Question

A solid sphere of mass $1 \,kg$ rolls without slipping on a plane surface Its kinetic energy is $7 \times 10^{-3} J$. The speed of the centre of mass of the sphere is ___$cm s ^{-1}$.

Hint:

For a rolling object, the total kinetic energy is the sum of translational and rotational kinetic energy, and the relationship between speed and moment of inertia depends on the object’s geometry.

Answer 1

Correct Answer: 10

To solve the problem of finding the speed of the center of mass of a rolling solid sphere, we start by considering the kinetic energy of the sphere. The total kinetic energy \( KE \) of a rolling object is the sum of its translational and rotational kinetic energy:

\( KE = KE_{\text{trans}} + KE_{\text{rot}} \)

For a solid sphere rolling without slipping, the translational kinetic energy is given by:

\( KE_{\text{trans}} = \frac{1}{2} mv^2 \)

And the rotational kinetic energy is given by:

\( KE_{\text{rot}} = \frac{1}{2} I \omega^2 \)
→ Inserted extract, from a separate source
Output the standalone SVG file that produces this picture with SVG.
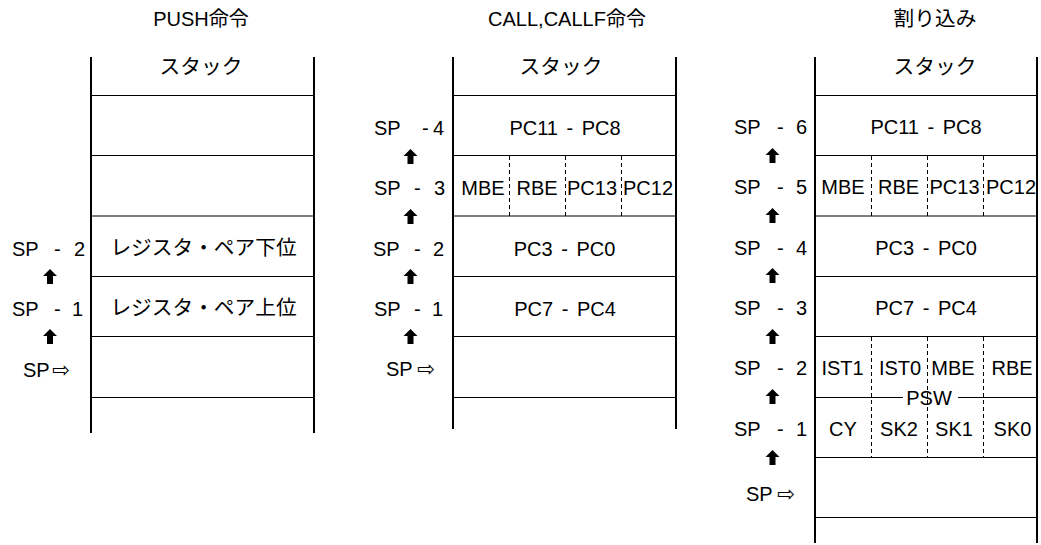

For a solid sphere, the moment of inertia \( I \) is \( \frac{2}{5}mr^2 \) and the angular velocity \( \omega \) is related to the linear velocity \( v \) by \( \omega = \frac{v}{r} \). Hence, the rotational kinetic energy becomes:

\( KE_{\text{rot}} = \frac{1}{2} \times \frac{2}{5}mr^2 \left(\frac{v}{r}\right)^2 = \frac{1}{5}mv^2 \)

Substitute the expressions for \( KE_{\text{trans}} \) and \( KE_{\text{rot}} \) into the equation for total kinetic energy:

\( KE = \frac{1}{2}mv^2 + \frac{1}{5}mv^2 = \frac{7}{10}mv^2 \)

We are given \( KE = 7 \times 10^{-3} \, J \) and \( m = 1 \, kg \). Substituting these values, we get:

\( 7 \times 10^{-3} = \frac{7}{10} \times 1 \times v^2 \)

Simplifying,

\( v^2 = 10 \times 7 \times 10^{-3} / 7 = 10 \times 10^{-3} \)

\( v^2 = 10^{-2} \)

\( v = \sqrt{10^{-2}} = 0.1 \, m/s \)

Converting this speed to cm/s:

\( v = 0.1 \times 100 = 10 \, cm/s \)

The speed of the center of mass of the sphere is \( 10 \, cm/s \), which fits within the provided range of 10,10.